Had no countervailing proof been adduced in the present case to judicially overthrow the presumption in favor of the validity of the formal Florida marriage as the one last performed, a presumption of law in favor of its validity would have to be given effect to sustain it. On the same principle, the cohabitation that has occurred between the parties since removal of the impediment to the prior Pennsylvania marriage through the former husband's death in 1928, as well as the curative prima facie effect of the divorce decree that Mrs. Jones secretly obtained from her former spouse by a decree entered in Duval County on August 16, 1929, will raise and support the presumption of a valid common law marital status coming into being and existing at all times since the legal impediment first ceased to exist. See: Smith v. Reed, 145 Ga. 724, 89 S.E. Rep. 815, L. R. A. (N. S.) 1917-A 492.

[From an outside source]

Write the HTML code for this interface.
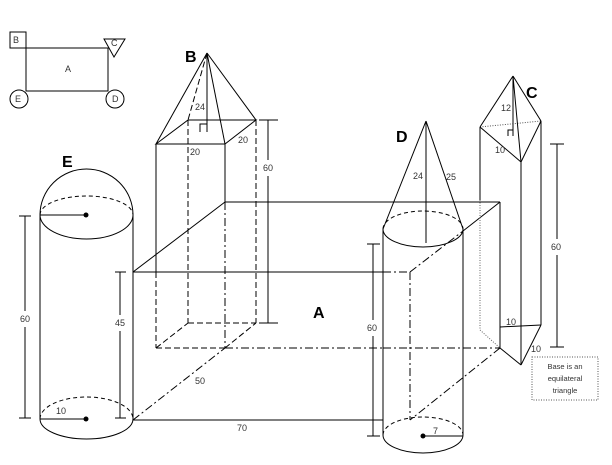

The marriage of a man and woman, where one of them has a husband or wife by a prior marriage, who is then living and undivorced, is generally held to be absolutely void, and not merely voidable, and being a nullity, no judicial decree is ordinarily necessary to avoid same. But where an absolutely void bigamous marriage is innocently contracted by one of the parties in ignorance of the existing impediment, and as a result of fraud and deceit practiced upon him by the opposite party the fact that such void marriage has subsequently ripened into a presumptively valid common law marriage through continued cohabitation of the parties after the disbarring prior marriage has been dissolved by death, should not bar or preclude the innocent party to such fraud from treating the resultant common law marriage as one that is voidable within a reasonable time after discovery of the fraud practiced upon him, and thereupon having a judicial annulment of same, such as was sought in this case.
The annulment of the now existing voidable common law marriage status cannot bastardize the child, Charlotte May Jones, who was born prior to any decree of annulment, since the judicial decree setting aside a merely voidable marriage status does not operate retrospectively as against the legitimacy of children born to the parties where such children would have been considered legitimate under the annulled voidable common law marriage prior to any decree of dissolution of same, had such annulment decree never been rendered. See authorities hereinbefore cited. Section 5880 C. G. L. 3961, R. G. S.
The marital status of appellant and appellee being shown to be legally voidable although not absolutely void at the time of the institution of the suit below, and appellant not having been guilty of laches, nor become equitably barred by estoppel from asserting his rights and advancing his suit for annulment of the voidable marital status on the ground of the fraud and deceit that had originally been practiced upon him by the wife, Augusta Jones, in occasioning the inception of such present common law marital status by fraudulently procuring a marriage and cohabitation void to begin with, a decree should be entered in favor of appellant, W. F. Jones, annulling his marital status with Augusta Jones and adjudging it to be a voidable one for the reasons hereinbefore pointed out, and granting such further relief incident thereto as the equities of the case may appear to require for the benefit of the child, Charlotte May Jones.
Reversed for appropriate proceedings.
WHITFIELD, C. J., and ELLIS, TERRELL and BUFORD, J. J., concur.